The second film adaptation of a Stephen King novel after the successful Carrie just four years before, The Shining pushes horror from graphic scares to slow building psychological tension as the audience is subjected to a descent into madness.
Struggling writer and recovering alcoholic Jack Torrance (Jack Nicholson) takes on the position of winter caretaker for the Overlook Hotel in the isolates Colorado Rockies, joined by his wife Wendy (Shelley Duvall) and young son Danny (Danny Lloyd). The Overlook’s cook, Dick Hallorann (Scatman Crothers), shows Wendy and Danny around the hotel, and discovers that Danny has ‘the shining’; a series of psychic abilities that Hallorann also possesses. Hallorann warns Danny about the hotel and tells him that there are bad memories within its walls. When a winter storm leaves the Torrance family isolated, Jack’s sanity is pushed to the edge when he falls afoul of the spirits that haunt the Overlook, including that of the former winter caretaker, who went insane and murdered his wife and daughters before killing himself.
From the very first scenes, The Shining sets itself apart from many other horror film, shying away from dark, cramped hallways and quick cuts; instead giving audiences bright daytime scenes, large rooms, and slow tracking shots. It’s a very different kind of horror film, one that relies upon disorientation and strong character acting to build fear and tension rather than jump scares and half hidden monsters. It’s probably this that helps the film stand the test of time as a classic; the fact that there are no special effects that age badly, nor monster makeup that looks dated.

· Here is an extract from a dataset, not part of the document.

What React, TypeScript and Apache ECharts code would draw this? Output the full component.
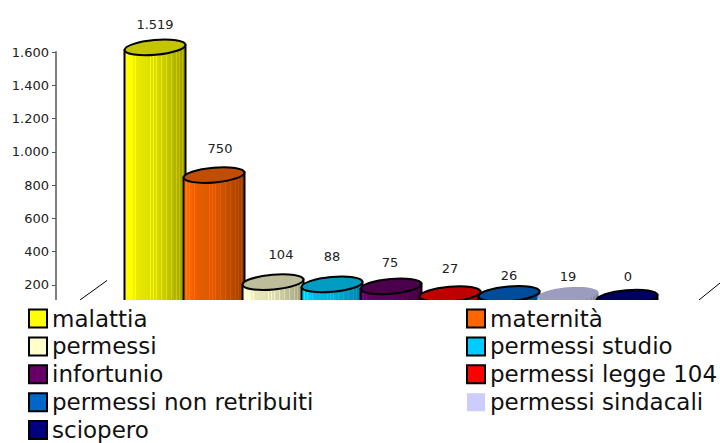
import React, { useEffect, useRef } from "react";
import * as echarts from "echarts";

const categories = ["malattia", "maternità", "permessi", "permessi studio", "infortunio", "permessi legge 104", "permessi non retribuiti", "permessi sindacali", "sciopero"];
const values = [1519, 750, 104, 88, 75, 27, 26, 19, 0];
const valueLabels = ["1.519", "750", "104", "88", "75", "27", "26", "19", "0"];
const baseColors = ["#FFFF00", "#FF6600", "#FFFFCC", "#00CCFF", "#660066", "#FF0000", "#0066CC", "#CCCCFF", "#000080"];
const topColors = ["#C4C400", "#C04E00", "#BDBD9B", "#009CC2", "#4A004A", "#BE0000", "#004C9A", "#9C9CBF", "#000060"];
const tickValues = [0, 200, 400, 600, 800, 1000, 1200, 1400, 1600];
const leftLegend = [0, 2, 4, 6, 8];
const rightLegend = [1, 3, 5, 7];
const labelShift: [number, number][] = [[0, -23], [6, -27], [8, -28], [0, -28], [-1, -24], [0, -26], [0, -18], [0, -18], [1, -21]];

const FONT = "'DejaVu Sans', sans-serif";
const stripes = [0.05, 0.1, 0.18, 0.42, 0.47, 0.53, 0.61, 0.69, 0.77, 0.85, 0.9, 0.95];
const curve = (t: number) => (t < 0.12 ? 1 : t < 0.2 ? 1 - (t - 0.12) * 1.25 : t < 0.5 ? 0.9 - (t - 0.2) * 0.1 : 0.87 - (t - 0.5) * 0.5);

function shade(hex: string, f: number) {
  const n = parseInt(hex.slice(1), 16);
  const c = [(n >> 16) & 255, (n >> 8) & 255, n & 255].map((v) => Math.min(255, Math.round(v * f + (f > 1 ? (f - 1) * 120 : 0))));
  return `rgb(${c[0]},${c[1]},${c[2]})`;
}

function bodyStops(hex: string) {
  const stops: { offset: number; color: string }[] = [{ offset: 0, color: shade(hex, curve(0)) }];
  stripes.forEach((s) => {
    const w = 0.009;
    stops.push({ offset: s - w, color: shade(hex, curve(s - w)) });
    stops.push({ offset: s - w, color: shade(hex, curve(s) + 0.1) });
    stops.push({ offset: s + w, color: shade(hex, curve(s) + 0.1) });
    stops.push({ offset: s + w, color: shade(hex, curve(s + w)) });
  });
  stops.push({ offset: 1, color: shade(hex, curve(1)) });
  return stops;
}

function fmt(v: number) {
  return v >= 1000 ? `${Math.floor(v / 1000)}.${String(v % 1000).padStart(3, "0")}` : String(v);
}

export default function App() {
  const ref = useRef<HTMLDivElement>(null);
  useEffect(() => {
    const chart = echarts.init(ref.current!, undefined, { renderer: "svg" });
    const rx = 30.5, ry = 7.4, tilt = 0.088;
    const series = categories.map((name, i) => ({
      type: "custom",
      name,
      coordinateSystem: "cartesian2d",
      encode: { x: 0, y: 1 },
      data: [[i, values[i]]],
      z: 2,
      renderItem: (_p: any, api: any) => {
        const pt = api.coord([api.value(0), api.value(1)]);
        const cx = pt[0];
        const cy = pt[1] - 18 - 0.3 * i;
        const floor = api.coord([api.value(0), 0])[1];
        const dyEnd = rx * Math.sin(tilt);
        const bordered = i !== 7;
        const stroke = bordered ? "#000" : "none";
        const fill = new echarts.graphic.LinearGradient(0, 0, 1, 0, bodyStops(baseColors[i]));
        return {
          type: "group",
          children: [
            {
              type: "polygon",
              shape: { points: [[cx - rx, cy + dyEnd], [cx + rx, cy - dyEnd], [cx + rx, floor], [cx - rx, floor]] },
              style: { fill, stroke, lineWidth: 2 },
            },
            {
              type: "ellipse",
              x: cx,
              y: cy,
              rotation: tilt,
              shape: { cx: 0, cy: 0, rx, ry },
              style: { fill: topColors[i], stroke, lineWidth: 2 },
            },
            {
              type: "text",
              x: cx + labelShift[i][0],
              y: cy + labelShift[i][1],
              style: { text: valueLabels[i], font: `13px ${FONT}`, fill: "#222", align: "center", verticalAlign: "middle" },
            },
          ],
        };
      },
    }));
    const legendItem = (i: number) => ({
      name: categories[i],
      icon: "rect",
      itemStyle: { color: baseColors[i], borderColor: i === 7 ? "transparent" : "#000", borderWidth: i === 7 ? 0 : 2 },
    });
    const legendBase = {
      orient: "vertical" as const,
      top: 307,
      height: 200,
      itemWidth: 18,
      itemHeight: 18,
      itemGap: 4.9,
      selectedMode: false,
      padding: 0,
      textStyle: { fontFamily: FONT, fontSize: 23, color: "#111" },
      z: 5,
    };
    chart.setOption({
      animation: false,
      backgroundColor: "#fff",
      grid: { left: 125.5, top: 52, width: 531, height: 266 },
      xAxis: { type: "category", data: categories, show: false },
      yAxis: {
        type: "value",
        min: tickValues[0],
        max: tickValues[tickValues.length - 1],
        interval: 200,
        offset: 69.5,
        splitLine: { show: false },
        axisLine: { show: true, lineStyle: { color: "#808080", width: 2 } },
        axisTick: { show: true, length: 4, lineStyle: { color: "#555" } },
        axisLabel: { margin: 7, fontFamily: FONT, fontSize: 13, color: "#222", showMinLabel: false, formatter: (v: number) => fmt(v) },
      },
      legend: [
        { ...legendBase, left: 28, data: leftLegend.map(legendItem) },
        { ...legendBase, left: 466, data: rightLegend.map(legendItem) },
      ],
      graphic: [
        { type: "line", z: 1, shape: { x1: 80, y1: 300, x2: 107, y2: 280.5 }, style: { stroke: "#000", lineWidth: 1 } },
        { type: "line", z: 1, shape: { x1: 699, y1: 300, x2: 720, y2: 283 }, style: { stroke: "#000", lineWidth: 1 } },
        { type: "rect", z: 3, shape: { x: 0, y: 300, width: 720, height: 143 }, style: { fill: "#fff" } },
      ],
      series,
    });
    return () => chart.dispose();
  }, []);
  return <div ref={ref} style={{ position: "fixed", left: 0, top: 0, width: 720, height: 443 }} />;
}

We don’t have monsters stalking our characters, but the hotel itself. Designed to disorient and bewilder, the Overlook Hotel is alive in its own way, playing with the minds of not just the characters but the audience too. The manager’s office is in the centre of the hotel, yet has a window looking outside; Dick Hollorann takes Wendy and Danny into a room on the left side of the hallway, yet when they exit it’s on the other side; corridors in the hotel appear to hold both rooms and elevators despite only being six feet deep. The very set design is wrong, it doesn’t work, and that adds to the sense of unease that runs throughout.
These design choices, and the way that Kubrick shoots the film, mean that scenes that would normally be disturbing in themselves become the standard with an ever-present pervasive tension and fear. When the spirits of the hotel do actually manifest to terrorise the Torrance family, these moments become heightened. And it’s these moments that have gone on to become some of the most iconic in cinema, especially the scene in which Danny comes across the ghostly vision of the murdered Grady twins; which has been recreated and parodied to the point where even people who haven’t seen The Shining know where it’s from.

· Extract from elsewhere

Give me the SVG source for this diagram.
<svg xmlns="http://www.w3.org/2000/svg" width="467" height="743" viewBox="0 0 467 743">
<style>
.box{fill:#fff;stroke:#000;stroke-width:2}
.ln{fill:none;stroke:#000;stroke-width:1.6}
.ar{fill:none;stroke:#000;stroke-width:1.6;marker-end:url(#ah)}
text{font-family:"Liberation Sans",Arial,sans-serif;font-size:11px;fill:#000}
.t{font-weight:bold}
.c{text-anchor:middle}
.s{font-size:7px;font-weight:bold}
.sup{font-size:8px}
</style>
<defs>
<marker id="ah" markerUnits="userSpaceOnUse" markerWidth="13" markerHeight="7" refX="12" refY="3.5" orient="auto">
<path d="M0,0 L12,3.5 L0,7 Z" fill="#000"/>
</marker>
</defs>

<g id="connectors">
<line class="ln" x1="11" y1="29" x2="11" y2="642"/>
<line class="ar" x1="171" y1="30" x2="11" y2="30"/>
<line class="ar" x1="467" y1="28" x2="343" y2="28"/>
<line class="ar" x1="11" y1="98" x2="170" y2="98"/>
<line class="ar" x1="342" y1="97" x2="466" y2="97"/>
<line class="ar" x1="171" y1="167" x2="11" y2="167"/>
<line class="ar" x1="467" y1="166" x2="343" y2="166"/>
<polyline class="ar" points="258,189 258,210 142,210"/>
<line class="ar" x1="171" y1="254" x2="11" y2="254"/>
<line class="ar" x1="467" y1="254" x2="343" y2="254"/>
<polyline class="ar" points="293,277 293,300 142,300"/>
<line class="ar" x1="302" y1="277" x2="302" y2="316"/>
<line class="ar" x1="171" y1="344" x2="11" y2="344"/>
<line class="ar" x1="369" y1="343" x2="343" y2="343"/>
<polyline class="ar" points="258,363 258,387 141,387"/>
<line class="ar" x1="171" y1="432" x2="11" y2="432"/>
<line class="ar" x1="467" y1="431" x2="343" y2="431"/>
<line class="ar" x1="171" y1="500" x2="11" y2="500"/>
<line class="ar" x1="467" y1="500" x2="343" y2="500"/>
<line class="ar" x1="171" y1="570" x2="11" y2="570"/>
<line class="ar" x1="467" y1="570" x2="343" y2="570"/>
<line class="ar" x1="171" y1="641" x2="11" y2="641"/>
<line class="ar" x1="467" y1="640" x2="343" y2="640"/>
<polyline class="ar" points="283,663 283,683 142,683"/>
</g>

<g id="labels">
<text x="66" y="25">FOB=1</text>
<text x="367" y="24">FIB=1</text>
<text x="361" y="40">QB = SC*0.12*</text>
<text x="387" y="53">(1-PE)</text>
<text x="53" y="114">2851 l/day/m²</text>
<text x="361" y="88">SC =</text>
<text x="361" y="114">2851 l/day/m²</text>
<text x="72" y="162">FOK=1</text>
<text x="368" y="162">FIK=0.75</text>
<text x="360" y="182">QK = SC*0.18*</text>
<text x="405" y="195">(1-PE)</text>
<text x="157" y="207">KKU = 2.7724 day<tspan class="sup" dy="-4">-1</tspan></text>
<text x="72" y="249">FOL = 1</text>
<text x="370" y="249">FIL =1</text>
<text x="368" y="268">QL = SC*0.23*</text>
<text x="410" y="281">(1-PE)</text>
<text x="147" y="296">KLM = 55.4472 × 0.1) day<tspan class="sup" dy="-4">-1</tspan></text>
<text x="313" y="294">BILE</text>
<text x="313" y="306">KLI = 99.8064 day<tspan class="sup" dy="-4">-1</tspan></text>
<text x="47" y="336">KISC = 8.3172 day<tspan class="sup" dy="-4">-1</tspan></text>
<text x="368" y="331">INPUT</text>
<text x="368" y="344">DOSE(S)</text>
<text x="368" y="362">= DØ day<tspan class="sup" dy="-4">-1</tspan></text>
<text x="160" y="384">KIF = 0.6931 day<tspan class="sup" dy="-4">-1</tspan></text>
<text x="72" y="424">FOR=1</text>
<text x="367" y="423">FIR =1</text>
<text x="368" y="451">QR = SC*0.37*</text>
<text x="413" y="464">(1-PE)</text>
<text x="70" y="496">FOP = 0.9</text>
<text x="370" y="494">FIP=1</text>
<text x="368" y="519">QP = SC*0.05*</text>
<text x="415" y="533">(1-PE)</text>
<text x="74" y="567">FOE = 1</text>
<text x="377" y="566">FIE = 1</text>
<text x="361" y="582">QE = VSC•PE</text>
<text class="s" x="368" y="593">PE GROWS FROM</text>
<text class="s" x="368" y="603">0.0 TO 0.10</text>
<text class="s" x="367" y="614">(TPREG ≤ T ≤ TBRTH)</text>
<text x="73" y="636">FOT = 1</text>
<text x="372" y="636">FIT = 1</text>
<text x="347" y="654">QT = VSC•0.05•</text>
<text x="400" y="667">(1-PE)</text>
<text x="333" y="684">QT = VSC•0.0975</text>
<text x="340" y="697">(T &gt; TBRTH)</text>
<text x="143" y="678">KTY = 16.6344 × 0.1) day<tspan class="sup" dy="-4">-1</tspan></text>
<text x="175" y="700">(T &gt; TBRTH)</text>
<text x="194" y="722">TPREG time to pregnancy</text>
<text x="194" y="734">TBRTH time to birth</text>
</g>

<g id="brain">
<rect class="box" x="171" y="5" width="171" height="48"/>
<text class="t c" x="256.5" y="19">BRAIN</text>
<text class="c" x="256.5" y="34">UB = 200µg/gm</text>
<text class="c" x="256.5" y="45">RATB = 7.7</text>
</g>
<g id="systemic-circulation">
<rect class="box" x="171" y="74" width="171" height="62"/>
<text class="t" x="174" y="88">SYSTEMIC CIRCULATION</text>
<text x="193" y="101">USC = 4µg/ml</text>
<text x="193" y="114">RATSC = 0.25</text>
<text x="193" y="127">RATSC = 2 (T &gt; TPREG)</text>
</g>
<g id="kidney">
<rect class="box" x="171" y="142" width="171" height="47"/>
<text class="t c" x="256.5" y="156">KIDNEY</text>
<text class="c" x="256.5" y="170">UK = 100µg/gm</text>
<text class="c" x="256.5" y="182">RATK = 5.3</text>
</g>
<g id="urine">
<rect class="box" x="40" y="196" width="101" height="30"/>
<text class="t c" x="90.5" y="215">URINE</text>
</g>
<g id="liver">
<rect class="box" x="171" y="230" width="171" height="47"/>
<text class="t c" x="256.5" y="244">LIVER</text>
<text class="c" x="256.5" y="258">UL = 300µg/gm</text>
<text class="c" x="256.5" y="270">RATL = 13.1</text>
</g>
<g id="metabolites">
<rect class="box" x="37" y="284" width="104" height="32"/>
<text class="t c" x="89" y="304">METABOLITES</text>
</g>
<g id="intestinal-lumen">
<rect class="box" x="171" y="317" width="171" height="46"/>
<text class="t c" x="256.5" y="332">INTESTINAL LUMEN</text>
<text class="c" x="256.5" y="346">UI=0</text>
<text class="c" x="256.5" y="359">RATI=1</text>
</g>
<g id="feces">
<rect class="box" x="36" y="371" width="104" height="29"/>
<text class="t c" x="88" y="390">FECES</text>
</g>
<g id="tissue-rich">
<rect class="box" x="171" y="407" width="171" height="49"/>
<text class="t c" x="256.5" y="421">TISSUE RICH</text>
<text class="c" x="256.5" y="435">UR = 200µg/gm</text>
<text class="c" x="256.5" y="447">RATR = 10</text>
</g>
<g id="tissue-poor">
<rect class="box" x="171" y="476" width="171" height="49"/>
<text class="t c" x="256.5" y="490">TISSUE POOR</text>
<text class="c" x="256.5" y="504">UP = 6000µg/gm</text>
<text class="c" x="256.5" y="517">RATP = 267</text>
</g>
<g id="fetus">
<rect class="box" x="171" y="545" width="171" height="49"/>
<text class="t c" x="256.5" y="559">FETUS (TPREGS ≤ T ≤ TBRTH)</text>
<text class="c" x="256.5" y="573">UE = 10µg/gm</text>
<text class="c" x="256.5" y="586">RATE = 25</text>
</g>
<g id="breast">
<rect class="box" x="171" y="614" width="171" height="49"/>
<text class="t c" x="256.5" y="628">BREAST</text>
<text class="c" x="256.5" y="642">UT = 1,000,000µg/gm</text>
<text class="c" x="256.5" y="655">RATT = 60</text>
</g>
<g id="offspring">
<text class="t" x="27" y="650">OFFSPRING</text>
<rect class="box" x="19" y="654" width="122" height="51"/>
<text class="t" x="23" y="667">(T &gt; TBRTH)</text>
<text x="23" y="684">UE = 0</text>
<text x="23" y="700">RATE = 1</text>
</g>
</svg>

However, it’s not just the design and direction that deserve praising; the acting also sets the film above many other entries in the horror genre. With such a small main cast, so much focus is given over to the Torrance family, and both Jack Nicholson and Shelley Duvall give their all in their portrayal of a family being slowly destroyed by supernatural forces. Always convincing as ‘unhinged’, Nicholson is believable as a man haunted not just by the ghosts of the hotel, but those of his former addiction. In some ways the film could almost be a story of addiction, and the effect that it has on a person and their loved ones; fortunately, Jack isn’t the only character to experience the paranormal, so we don’t have to question if it’s all inside his head.
Duvall is often overlooked for her performance, with Nicholson receiving much of the praise. Whilst Nicholson is great as a man succumbing to madness, Duvall gives the stronger performance, literally screaming for her life in the final acts. Caught in the middle between a husband with a history of addiction and violence, and a son with a strange ability that they don’t understand, she is forced to contend with her world falling apart around her.
Despite being imitated in film and television countless times, The Shining continues to impress, not just as a horror story, but as a masterclass in how to make a film. Though not the most faithful adaptation of a Stephen King novel, it captures the feel of the book in such a way that it’s still one of the best.